Among this year’s selection we found not only a celebration of the book, but also a celebration of colour. That much was clear from a glance at the cover of Colours on the Beach.
This charming and carefully composed book is an account of the creation of graphic designer Karel Martens’s artwork of the same name at the seaside resort of northern France’s port city of Le Havre. It combines historical images with a colour system devised by the artist. Using conversion techniques borrowed from cryptology he created an algorithm that led to a colour composition which was then applied to the resort’s beach cabins. The dust jacket reveals that the hidden message on which the encryption is based is actually the literal text of the original decree creating the port city. There is a practical beauty in the design.

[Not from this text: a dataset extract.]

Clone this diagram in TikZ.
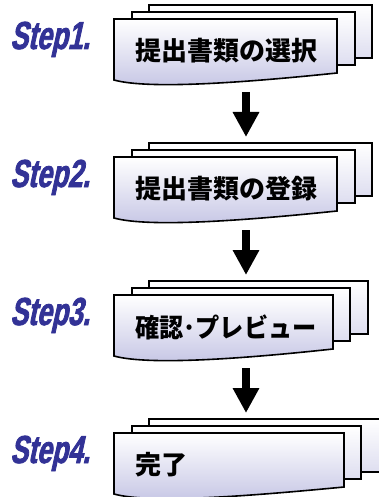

Colours on the Beach is printed with a conventional but extremely fine screen, so that the screen-printed postcards are free of any moiré. It might have been better to make sections of 8 pages instead of 16, since that would have prevented the bulking around the spine which has caused some unsightly and unavoidable mismatches in images that run across the gutter. Perhaps this is a consequence of the thickness of the paper. On the other hand the book lies open nicely thanks to its open spine. In the photography there is a grey cast that one might otherwise wish to avoid with a little extra attention to the lithography, but at the same time it’s a nice rendering of the greyness of this particular Normandy beach.
The cover has been printed twice on card and then cut into vertical strips, one of which is enclosed as a bookmark. There’s no need for it, but it’s still nice.